### MATERIAL TO PROCESS

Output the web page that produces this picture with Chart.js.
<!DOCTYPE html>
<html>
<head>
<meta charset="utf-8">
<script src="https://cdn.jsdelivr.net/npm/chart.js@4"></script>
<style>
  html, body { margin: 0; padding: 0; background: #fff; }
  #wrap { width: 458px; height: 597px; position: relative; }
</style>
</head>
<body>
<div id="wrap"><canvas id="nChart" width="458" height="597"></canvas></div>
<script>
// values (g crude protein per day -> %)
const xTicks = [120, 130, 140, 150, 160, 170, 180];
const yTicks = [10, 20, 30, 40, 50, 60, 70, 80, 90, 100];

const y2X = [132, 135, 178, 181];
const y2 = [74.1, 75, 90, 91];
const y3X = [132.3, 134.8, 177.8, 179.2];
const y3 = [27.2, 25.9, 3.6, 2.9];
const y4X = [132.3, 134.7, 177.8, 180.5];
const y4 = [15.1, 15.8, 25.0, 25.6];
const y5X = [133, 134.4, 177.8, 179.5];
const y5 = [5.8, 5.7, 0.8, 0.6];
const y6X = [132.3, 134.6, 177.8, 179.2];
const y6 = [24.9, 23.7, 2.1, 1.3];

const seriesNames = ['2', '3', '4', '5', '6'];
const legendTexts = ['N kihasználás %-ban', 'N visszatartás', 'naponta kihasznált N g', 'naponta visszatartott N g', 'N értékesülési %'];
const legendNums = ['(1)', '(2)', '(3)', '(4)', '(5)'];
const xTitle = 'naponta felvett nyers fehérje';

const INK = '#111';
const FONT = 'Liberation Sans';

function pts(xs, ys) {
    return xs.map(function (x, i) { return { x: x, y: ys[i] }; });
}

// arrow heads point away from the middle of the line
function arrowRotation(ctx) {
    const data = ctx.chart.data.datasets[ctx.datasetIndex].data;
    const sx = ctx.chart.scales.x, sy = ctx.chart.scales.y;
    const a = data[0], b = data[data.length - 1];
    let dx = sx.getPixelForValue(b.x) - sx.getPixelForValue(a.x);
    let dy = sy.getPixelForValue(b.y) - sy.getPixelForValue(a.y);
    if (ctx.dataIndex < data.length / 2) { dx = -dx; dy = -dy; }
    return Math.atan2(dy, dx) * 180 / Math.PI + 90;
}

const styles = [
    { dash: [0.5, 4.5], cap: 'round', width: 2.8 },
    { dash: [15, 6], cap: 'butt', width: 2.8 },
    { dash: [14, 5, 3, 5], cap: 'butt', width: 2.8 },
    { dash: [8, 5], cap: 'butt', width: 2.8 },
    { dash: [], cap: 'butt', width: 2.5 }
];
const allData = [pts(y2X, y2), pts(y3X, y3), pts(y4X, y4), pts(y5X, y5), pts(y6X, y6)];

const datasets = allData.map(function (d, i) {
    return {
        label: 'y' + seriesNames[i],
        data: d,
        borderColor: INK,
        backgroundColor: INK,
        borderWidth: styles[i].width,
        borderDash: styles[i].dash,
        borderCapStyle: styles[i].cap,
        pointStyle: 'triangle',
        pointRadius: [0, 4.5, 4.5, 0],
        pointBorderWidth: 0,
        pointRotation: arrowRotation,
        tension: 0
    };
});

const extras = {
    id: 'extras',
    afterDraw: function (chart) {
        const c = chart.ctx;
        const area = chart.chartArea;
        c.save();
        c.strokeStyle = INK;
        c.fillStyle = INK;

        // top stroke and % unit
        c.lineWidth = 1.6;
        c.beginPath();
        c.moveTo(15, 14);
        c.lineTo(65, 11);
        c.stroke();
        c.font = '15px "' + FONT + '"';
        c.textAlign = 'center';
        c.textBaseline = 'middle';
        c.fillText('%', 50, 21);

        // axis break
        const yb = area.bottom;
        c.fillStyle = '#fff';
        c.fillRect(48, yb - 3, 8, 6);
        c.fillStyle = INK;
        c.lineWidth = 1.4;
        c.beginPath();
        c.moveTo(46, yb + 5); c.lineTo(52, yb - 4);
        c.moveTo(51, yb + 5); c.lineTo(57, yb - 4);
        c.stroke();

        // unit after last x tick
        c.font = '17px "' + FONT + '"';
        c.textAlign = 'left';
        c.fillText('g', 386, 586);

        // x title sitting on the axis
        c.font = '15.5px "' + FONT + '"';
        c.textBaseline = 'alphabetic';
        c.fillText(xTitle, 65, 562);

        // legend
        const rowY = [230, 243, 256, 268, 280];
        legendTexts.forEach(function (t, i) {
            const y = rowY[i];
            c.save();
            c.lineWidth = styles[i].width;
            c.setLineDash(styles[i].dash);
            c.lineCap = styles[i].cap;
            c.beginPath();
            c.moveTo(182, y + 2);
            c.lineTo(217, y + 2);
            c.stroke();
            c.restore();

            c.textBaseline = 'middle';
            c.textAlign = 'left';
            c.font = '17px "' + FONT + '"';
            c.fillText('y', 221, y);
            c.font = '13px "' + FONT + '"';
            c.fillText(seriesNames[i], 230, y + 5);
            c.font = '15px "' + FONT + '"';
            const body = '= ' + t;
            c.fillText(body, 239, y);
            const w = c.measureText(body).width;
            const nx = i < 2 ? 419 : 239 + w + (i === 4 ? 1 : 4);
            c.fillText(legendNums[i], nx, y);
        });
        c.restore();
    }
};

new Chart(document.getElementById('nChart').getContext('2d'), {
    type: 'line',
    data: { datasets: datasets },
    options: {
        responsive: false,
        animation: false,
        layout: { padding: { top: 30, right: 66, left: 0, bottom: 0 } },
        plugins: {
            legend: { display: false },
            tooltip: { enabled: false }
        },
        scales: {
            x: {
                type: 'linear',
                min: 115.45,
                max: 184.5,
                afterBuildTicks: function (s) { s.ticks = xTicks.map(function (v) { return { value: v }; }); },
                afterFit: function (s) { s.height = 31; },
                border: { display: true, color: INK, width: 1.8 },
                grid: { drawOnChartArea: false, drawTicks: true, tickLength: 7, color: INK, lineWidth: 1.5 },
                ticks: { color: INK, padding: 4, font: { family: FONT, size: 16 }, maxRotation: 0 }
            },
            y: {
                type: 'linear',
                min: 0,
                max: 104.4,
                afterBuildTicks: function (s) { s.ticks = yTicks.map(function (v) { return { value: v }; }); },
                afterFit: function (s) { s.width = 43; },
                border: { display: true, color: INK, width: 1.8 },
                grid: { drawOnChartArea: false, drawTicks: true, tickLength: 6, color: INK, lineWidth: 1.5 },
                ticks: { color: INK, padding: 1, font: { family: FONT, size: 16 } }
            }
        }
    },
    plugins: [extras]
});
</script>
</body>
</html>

######
### MATERIAL TO PROCESS

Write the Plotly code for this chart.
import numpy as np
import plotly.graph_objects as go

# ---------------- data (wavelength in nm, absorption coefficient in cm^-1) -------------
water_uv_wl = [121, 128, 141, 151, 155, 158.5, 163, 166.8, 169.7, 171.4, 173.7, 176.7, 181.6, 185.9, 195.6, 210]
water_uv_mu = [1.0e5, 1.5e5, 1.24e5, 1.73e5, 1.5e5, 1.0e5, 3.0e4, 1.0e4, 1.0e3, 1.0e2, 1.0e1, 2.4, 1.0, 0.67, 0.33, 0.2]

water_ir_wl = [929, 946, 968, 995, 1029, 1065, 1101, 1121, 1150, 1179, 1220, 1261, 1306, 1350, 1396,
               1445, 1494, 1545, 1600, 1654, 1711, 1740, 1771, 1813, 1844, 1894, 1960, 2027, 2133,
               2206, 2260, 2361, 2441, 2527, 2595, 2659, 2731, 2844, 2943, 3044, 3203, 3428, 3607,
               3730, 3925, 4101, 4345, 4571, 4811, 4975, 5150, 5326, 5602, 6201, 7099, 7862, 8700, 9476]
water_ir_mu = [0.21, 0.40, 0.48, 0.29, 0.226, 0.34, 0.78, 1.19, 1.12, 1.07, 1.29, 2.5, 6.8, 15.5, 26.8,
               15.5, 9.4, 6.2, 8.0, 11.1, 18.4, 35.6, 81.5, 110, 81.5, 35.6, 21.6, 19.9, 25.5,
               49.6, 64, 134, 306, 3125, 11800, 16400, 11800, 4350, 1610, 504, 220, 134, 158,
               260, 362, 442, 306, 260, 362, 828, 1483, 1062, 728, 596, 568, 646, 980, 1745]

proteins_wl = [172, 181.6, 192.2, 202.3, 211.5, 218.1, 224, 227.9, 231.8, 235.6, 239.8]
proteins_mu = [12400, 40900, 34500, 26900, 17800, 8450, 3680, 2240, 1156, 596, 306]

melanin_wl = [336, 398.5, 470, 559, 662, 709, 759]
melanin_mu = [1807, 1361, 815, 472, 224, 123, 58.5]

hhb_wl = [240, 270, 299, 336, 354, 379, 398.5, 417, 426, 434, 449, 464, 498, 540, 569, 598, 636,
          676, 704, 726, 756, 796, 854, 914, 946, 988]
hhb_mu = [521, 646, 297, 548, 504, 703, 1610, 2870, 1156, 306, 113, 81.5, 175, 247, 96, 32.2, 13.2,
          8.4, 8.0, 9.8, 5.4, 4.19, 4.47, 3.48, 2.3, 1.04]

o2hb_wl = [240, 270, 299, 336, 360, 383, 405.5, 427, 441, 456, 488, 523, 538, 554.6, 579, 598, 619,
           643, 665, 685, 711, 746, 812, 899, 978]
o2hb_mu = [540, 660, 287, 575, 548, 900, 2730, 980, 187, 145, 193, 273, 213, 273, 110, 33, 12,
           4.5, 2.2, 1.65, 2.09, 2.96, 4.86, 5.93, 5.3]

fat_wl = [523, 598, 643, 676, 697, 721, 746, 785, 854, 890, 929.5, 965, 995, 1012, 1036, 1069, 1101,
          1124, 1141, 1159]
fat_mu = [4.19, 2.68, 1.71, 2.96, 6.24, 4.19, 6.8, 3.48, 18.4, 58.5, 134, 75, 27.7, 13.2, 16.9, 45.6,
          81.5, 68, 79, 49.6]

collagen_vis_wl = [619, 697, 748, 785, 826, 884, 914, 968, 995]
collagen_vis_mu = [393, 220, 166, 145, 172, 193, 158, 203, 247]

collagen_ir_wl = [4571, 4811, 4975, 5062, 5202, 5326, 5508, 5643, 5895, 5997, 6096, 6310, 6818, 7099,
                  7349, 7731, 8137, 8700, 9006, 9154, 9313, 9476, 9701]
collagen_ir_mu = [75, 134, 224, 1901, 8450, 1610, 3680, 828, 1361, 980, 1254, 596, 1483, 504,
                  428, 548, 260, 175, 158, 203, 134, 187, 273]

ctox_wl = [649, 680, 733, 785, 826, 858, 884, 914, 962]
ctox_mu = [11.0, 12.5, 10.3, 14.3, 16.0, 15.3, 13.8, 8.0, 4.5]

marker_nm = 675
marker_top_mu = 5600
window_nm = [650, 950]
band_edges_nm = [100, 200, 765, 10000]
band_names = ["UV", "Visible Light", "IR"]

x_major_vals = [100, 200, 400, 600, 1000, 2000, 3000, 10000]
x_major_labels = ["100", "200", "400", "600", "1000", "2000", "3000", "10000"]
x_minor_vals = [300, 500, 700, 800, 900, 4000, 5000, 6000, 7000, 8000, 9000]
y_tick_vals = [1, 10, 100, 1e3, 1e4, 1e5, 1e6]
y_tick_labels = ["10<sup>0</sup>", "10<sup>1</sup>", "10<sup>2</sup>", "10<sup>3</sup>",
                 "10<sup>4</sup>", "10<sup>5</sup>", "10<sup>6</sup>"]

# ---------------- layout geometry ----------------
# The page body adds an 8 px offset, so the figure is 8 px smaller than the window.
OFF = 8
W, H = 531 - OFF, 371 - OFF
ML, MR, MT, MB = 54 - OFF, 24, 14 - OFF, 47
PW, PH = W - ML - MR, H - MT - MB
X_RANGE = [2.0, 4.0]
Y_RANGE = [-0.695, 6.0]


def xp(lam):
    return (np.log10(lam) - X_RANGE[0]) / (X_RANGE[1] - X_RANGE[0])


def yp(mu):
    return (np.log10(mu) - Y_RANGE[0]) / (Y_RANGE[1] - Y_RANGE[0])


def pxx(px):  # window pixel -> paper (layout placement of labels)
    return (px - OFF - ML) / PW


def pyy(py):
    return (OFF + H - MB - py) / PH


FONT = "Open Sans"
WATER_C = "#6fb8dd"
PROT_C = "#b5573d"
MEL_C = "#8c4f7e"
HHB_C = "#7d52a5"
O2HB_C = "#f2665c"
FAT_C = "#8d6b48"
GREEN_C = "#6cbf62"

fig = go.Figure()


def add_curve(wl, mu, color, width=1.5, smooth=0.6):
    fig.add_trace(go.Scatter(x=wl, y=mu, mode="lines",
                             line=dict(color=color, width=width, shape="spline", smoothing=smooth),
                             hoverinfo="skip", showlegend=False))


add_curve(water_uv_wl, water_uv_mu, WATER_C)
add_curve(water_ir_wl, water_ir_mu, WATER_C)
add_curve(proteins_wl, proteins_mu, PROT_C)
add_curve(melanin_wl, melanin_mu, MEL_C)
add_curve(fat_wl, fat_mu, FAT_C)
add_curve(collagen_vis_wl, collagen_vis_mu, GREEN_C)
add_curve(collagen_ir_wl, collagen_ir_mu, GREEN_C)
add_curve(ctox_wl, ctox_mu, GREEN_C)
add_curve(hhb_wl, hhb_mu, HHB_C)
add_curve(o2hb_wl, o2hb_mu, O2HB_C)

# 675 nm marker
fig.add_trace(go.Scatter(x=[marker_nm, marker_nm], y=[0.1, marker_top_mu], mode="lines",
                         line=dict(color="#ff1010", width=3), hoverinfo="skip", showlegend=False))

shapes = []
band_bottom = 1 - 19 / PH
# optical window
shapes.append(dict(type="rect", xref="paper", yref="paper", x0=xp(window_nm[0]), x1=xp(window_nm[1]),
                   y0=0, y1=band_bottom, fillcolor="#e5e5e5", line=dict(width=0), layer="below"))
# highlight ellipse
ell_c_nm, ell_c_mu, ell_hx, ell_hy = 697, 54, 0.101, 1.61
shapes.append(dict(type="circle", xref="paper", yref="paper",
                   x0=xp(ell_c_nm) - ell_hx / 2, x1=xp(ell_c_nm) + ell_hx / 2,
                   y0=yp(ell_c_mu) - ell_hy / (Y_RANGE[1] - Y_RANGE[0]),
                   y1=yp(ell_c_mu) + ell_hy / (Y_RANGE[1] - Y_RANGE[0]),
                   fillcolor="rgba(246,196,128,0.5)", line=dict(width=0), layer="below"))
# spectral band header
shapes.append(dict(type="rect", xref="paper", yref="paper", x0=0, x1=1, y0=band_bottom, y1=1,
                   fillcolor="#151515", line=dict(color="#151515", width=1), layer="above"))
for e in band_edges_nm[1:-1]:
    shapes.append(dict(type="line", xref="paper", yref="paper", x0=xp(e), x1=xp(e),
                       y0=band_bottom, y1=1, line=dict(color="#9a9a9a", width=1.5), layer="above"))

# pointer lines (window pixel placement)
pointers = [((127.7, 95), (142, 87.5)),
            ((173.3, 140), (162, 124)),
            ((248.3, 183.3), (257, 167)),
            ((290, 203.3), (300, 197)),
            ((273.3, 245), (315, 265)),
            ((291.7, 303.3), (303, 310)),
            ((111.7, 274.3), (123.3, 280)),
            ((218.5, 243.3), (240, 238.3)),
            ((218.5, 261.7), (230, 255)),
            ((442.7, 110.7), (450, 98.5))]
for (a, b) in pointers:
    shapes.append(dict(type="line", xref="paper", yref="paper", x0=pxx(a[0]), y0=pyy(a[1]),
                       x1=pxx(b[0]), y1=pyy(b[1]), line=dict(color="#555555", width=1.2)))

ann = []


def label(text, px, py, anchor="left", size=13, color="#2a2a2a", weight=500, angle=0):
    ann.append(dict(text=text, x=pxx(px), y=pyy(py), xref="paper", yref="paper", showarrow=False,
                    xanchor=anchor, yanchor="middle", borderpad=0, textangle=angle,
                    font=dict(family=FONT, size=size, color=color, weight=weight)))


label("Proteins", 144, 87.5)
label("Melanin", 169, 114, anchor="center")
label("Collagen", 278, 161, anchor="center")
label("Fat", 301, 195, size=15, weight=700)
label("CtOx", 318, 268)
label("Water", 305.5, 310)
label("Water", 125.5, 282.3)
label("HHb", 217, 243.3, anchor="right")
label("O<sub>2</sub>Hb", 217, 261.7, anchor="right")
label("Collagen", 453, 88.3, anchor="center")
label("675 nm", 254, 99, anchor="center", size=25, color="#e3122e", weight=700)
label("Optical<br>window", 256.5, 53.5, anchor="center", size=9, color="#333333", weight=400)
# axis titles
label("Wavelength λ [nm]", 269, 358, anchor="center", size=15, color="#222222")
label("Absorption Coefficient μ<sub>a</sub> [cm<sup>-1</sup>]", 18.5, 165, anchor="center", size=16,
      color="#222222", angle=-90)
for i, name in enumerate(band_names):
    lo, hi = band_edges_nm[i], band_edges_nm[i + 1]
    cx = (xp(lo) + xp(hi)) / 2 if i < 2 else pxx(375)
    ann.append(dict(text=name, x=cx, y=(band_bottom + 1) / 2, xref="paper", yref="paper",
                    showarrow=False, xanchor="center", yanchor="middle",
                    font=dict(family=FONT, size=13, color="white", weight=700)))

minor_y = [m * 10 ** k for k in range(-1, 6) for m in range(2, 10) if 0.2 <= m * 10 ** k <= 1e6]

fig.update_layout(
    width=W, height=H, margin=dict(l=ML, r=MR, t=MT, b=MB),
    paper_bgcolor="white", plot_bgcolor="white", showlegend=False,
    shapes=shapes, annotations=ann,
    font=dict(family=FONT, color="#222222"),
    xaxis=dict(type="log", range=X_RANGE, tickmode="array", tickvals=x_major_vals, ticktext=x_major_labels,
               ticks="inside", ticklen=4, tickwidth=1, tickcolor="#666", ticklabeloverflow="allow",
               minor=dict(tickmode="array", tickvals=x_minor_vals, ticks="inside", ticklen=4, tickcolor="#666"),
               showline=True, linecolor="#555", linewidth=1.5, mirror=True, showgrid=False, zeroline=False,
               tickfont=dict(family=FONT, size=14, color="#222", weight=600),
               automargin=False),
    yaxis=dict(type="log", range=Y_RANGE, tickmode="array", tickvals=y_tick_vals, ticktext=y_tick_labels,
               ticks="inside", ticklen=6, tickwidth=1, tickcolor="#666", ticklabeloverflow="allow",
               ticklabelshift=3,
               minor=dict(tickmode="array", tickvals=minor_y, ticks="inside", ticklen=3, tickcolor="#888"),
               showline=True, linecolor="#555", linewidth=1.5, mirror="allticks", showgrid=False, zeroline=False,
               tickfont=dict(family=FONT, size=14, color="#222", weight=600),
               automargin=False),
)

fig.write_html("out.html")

######

▸ **TASK GOAL**: Pull every line containing "this" from the data.

▸ **REPLY**:
Output the web page that produces this picture with Chart.js.
Write the Plotly code for this chart.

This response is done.